Docker Compose

Overview

This guide will bring Feast up using Docker Compose. This will allow you to:

  • Create, register, and manage feature sets

  • Ingest feature data into Feast

  • Retrieve features for online serving

  • Retrieve features for batch serving (only if using Google Cloud Platform)

This guide is split into three parts:

  1. Setting up your environment

  2. Starting Feast with online serving support only (does not require GCP).

  3. Starting Feast with support for both online and batch serving (requires GCP)

The docker compose setup uses Direct Runner for the Apache Beam jobs that populate data stores. Running Beam with the Direct Runner means it does not need a dedicated runner like Flink or Dataflow, but this comes at the cost of performance. We recommend the use of a dedicated runner when running Feast with very large workloads.

0. Requirements

  • Docker compose must be installed.

  • The following list of TCP ports must be free:

    • 6565, 6566, 8888, and 9094.

    • Alternatively it is possible to modify port mappings in /docker-compose/docker-compose.yml.
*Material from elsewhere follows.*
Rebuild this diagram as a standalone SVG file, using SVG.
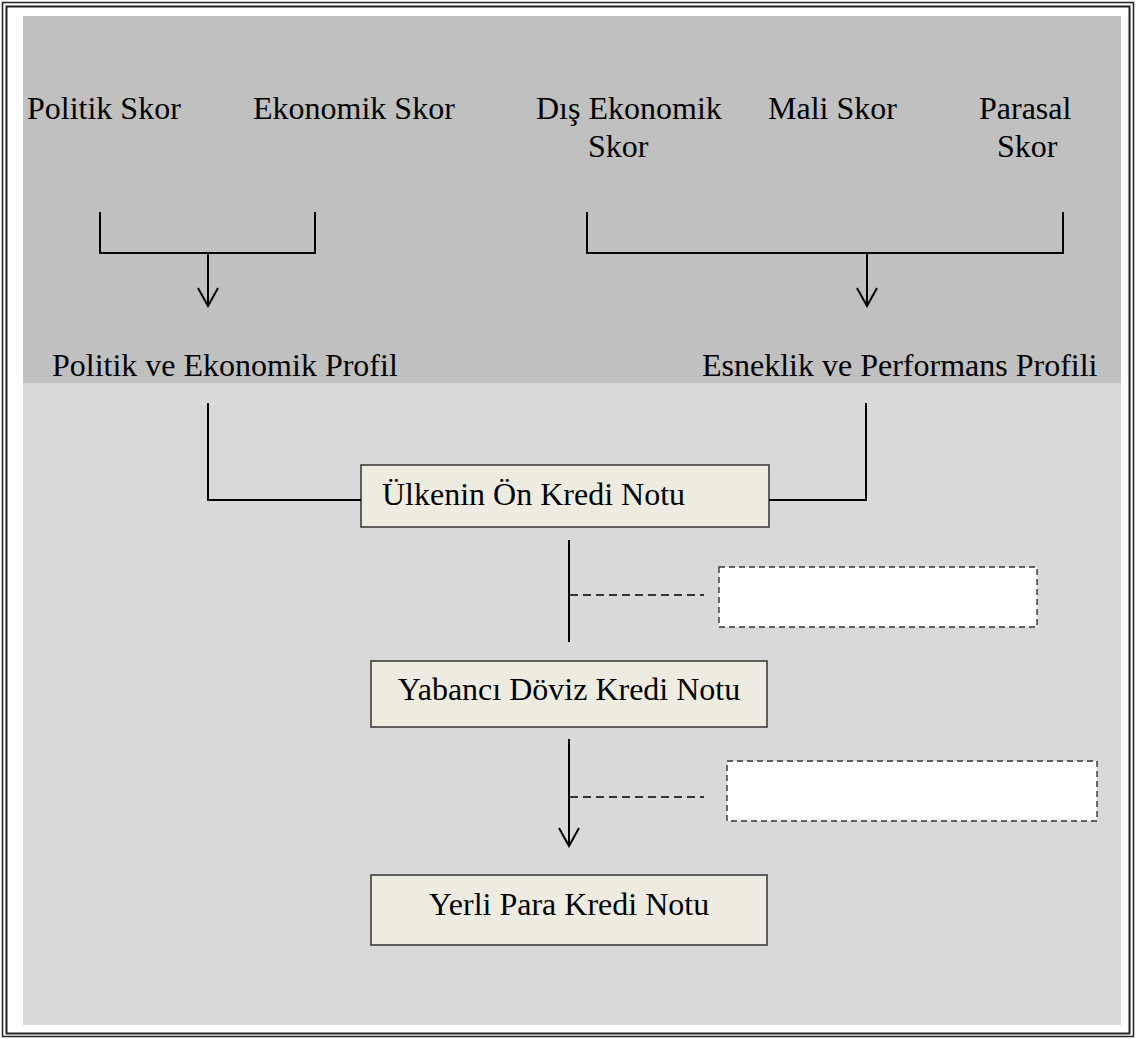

  • (for batch serving only) For batch serving you will also need a GCP service account key that has access to Google Cloud Storage and BigQuery.

  • (for batch serving only) Google Cloud SDK installed, authenticated, and configured to the project you will use.

1. Set up environment

Clone the Feast repository and navigate to the docker-compose sub-directory:

git clone https://github.com/feast-dev/feast.git && \
cd feast && export FEAST_HOME_DIR=$(pwd) && \
cd infra/docker-compose

Make a copy of the .env.sample file:

cp .env.sample .env

2. Docker Compose for Online Serving Only

2.1 Start Feast (without batch retrieval support)

If you do not require batch serving, then its possible to simply bring up Feast:

docker-compose up -d

A Jupyter Notebook environment is now available to use Feast:

http://localhost:8888/tree/feast/examples

3. Docker Compose for Online and Batch Serving

Batch serving requires Google Cloud Storage to function, specifically Google Cloud Storage (GCP) and BigQuery.

3.1 Set up Google Cloud Platform

Create a service account from the GCP console and copy it to the infra/docker-compose/gcp-service-accounts folder:

cp my-service-account.json ${FEAST_HOME_DIR}/infra/docker-compose/gcp-service-accounts

Create a Google Cloud Storage bucket. Make sure that your service account above has read/write permissions to this bucket:

gsutil mb gs://my-feast-staging-bucket

3.2 Configure .env

Configure the .env file based on your environment. At the very least you have to modify:

Parameter

Description

FEAST_CORE_GCP_SERVICE_ACCOUNT_KEY

This should be your service account file name, for example key.json.

FEAST_BATCH_SERVING_GCP_SERVICE_ACCOUNT_KEY

This should be your service account file name, for example key.json

FEAST_JUPYTER_GCP_SERVICE_ACCOUNT_KEY

This should be your service account file name, for example key.json

FEAST_JOB_STAGING_LOCATION

Google Cloud Storage bucket that Feast will use to stage data exports and batch retrieval requests, for example gs://your-gcs-bucket/staging

3.3 Configure .bq-store.yml

We will also need to configure the bq-store.yml file inside infra/docker-compose/serving/ to configure the BigQuery storage configuration as well as the feature sets that the store subscribes to. At a minimum you will need to set:

Parameter

Description

bigquery_config.project_id

This is you GCP project Id.

bigquery_config.dataset_id

This is the name of the BigQuery dataset that tables will be created in. Each feature set will have one table in BigQuery.

3.4 Start Feast (with batch retrieval support)

Start Feast:

docker-compose up -d

A Jupyter Notebook environment is now available to use Feast:

http://localhost:8888/tree/feast/examples